Final Exam (RL & Game Theory) Flashcards
What are the assumptions of “Sequence of Rewards”?
- Infinite Horizons: We have an infinite time to work finding the optimal policy. If time was considered then we would no longer have stationary policies, since the policy would change with however much time remained.
- Utility of Sequences: Stationary Preferences such that U(s0, s1, s2, …) > U(s0, s1’, s2’, …) then U(s1, s2, …) > U(s1’, s2’, …) Introduces the idea of actually discounting to make a infinite sum = finite value.
Bellman Equation: What is the true utility?
Immediate reward at state S AND the sum of all discounted rewards that it took to get to that state S.
Does the bellman equation, as an algorithm, converge? (As an algorithm Bellman -> Value Iteration)
Yes. You can start with random utilities for all the states and as you iterate you are adding more and more truth by updating the utility values. You will eventually converge, because you will only ever add “more” truth. You will overwhelm the past, incorrect, initialization since gamma < 1.
What is the difference between utilities and policies?
Think of policy like classification, where only the order matters and utilities/utility function as regression.
How is Q different from U (utility of a state)?
Q, unlike U, takes defines value as the value of arriving in some state S and performing an action A to leave S (proceeding optimally thereafter). U only takes the value of arriving to the state S.
U(s) = max(a) Q(s,a) pi(s) = argmax(a) Q(s,a)
Does Q-Learning Converge? If so, how and to what does it converge?
Yes.
Using the alpha, learning parameter, it learns incrementally. If learning occurs infinitely then you will converge to the expected value. Given that alpha sums to infinity, but alpha^2 is finite.
Q-learning then converges to the Bellman Equation.
How can Q-learning relate to optimization?
By deciding what actions to take during learning we can approach this with an optimization mindset.
- Simulated Annealing –> exploration vs exploitation tradeoff. Random Actions vs Taking the best action argmax(a) Q(s,a)
Define each part of the following: “2-player zero-sum finite deterministic game of perfect information”.
2-player: Simple two agents playing against each with the assumption that will attempt to MAXIMIZE their own reward.
Zero-Sum: If A wins 5, then B loses -5. That is, the rewards from A & B sum to some constant value
Finite: There is an end, the game is only played once
Deterministic: There is no chance/probability with a player’s action/transition.
Perfect Information: Both players know exactly what state they are in/what the state the other player is in.
Fundamental Results holds for what types of games? What is the definition of it?
It holds for 2-player zero-sum games of perfect information. (Deterministic vs.
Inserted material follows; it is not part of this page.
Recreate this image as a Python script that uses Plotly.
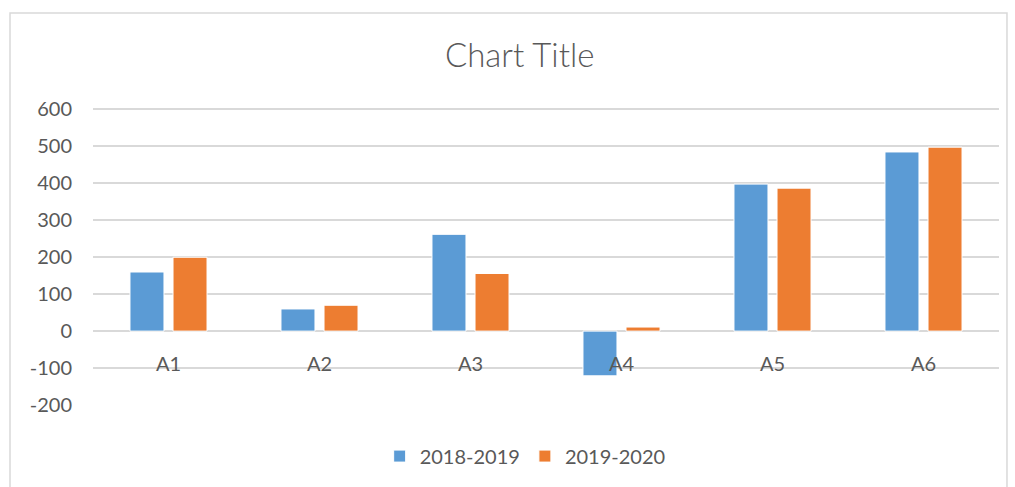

Probabilistic it will still work).
Fundamental Result states that minimax (A goes first) == maximin (B goes first) which will have the same result and there will ALWAYS be an optimal pure strategy for each player.
What happens when a game no longer has perfect information?
Minimax is not the same as maximin. Mixed strategies are introduced, which assign some probability P of a player taking some action.
How do you find the value of the game with mixed strategies?
You plot the lines given the do the action with some probability P what is the expected profit in terms of P. Find this line for all actions of the opponent. The maximum of the min shape of the lines is the value of the game.
What is strictly dominance?
For Player A (whose actions are row-wise). A row would be strictly dominant if that row is preferred for all columns, that is for all actions of the opponent. If a mixed strategy, then for Player B (whose actions are column-wise. A column would be strictly dominant if that column is preferred (highest value) for all rows, that is for all actions of the opponent.
In layman’s term, explain Nash equilibrium?
For n players, when they have reached a Nash Equilibrium then no player will ever want to change their strategy even if they knew beforehand what the other players were going to do. (works for Pure and Mixed Strategies)
What are the 3 fundamental theorems from the Nash Equilibrium.
- In n-player pure strategy game, if elimination of strictly dominated strategies eliminates all by 1 strategy. This remaining strategy is the Nash Equilibrium.
- Any Nash Equilibrium will survive the iterative elimination of strictly dominated strategies (works with 1).
- If there is a finite number of players and the game is finite (finite number of strategies) then there exists at least one Nash Equilibrium (note this means there could be multiple) (this works for mixed strategies)
Aside: For n repeated games there are n repeated Nash equilibria, we will never want to change.
What is mechanism desgin?
Figuring out how to change/alter utilities values of the game itself to try an invoke a certain behavior from a person/player.